Judge Charles Haines granted a request from Childs’ lawyer, Richard Shikman, to delay entering a plea and setting a trial date during a hearing in San Francisco Superior Court yesterday.

Shikman plans to file a legal challenge to some of the language used in the charges brought against his client because the wording is too vague.

His next hearing will be February 11, Erica Terry Derryck, deputy communications director of San Francisco District Attorney Kamala D. Harris’s office, told Internetnews.com.

“He’ll be back in court then for pretrial motions, and then a trial date might potentially be set,” she added.

Childs’ lawyer, Shikman, had not responded to calls by press time.

Childs, who remains in county jail on $5 million dollars’ bail, is facing four felony charges.

They include tampering with the City and County of San Francisco’s FiberWAN network system in such a way as to deny other authorized administrators access to the network and to set up devices to gain unauthorized access to the system; and causing losses in excess of $200,000 as a result of the alleged computer network tampering, according to a press release from the San Francisco District Attorney’s office.

Childs had taken over the fiber optic network and refused to provide access passwords to his supervisors when asked to do so following a security audit and an investigation.

He only handed over the passwords when the city’s mayor, Gavin Newsom, visited him in jail a week after his arrest in July. Security experts said the lack of oversight that enabled
Childs’ exploits would have earned San Francisco a federal investigation if it had been a public corporation.

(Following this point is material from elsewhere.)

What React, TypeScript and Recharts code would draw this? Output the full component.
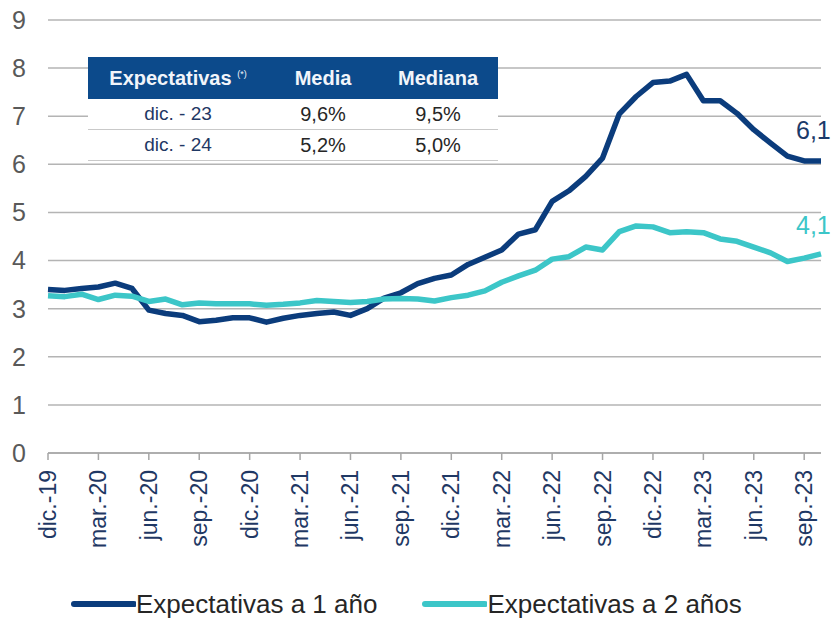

Since Childs’ arrest, San Francisco has spent more than $1 million on revamping its network and beefing up security, and has made changes in its IT department. “We’ve realigned our staff as to who has access to the network, and we’ve got the LAN (local area network) and WAN people working together,” Ron Vinson, the deputy director and director of media at the San Francisco Department of Telecommunications and Information Services (DTIS), where Childs had worked, told InternetNews.com.

However, Vinson denied reports that there have been departmental firings in the wake of the Childs incident. “There are no issues from the HR (human
resources) perspective as relating to Mr. Childs,” he said.

The post of Chief Administrative Officer, which Vinson held in addition to his job as deputy director, has also been scrapped and the administrative duties, covering human resources, finance and budgets, have been handed off.

San Francisco’s DTIS now has processes in place to ensure that no one person can have all the passwords to any system or network. It was the lack of these processes that let Childs take over the WAN.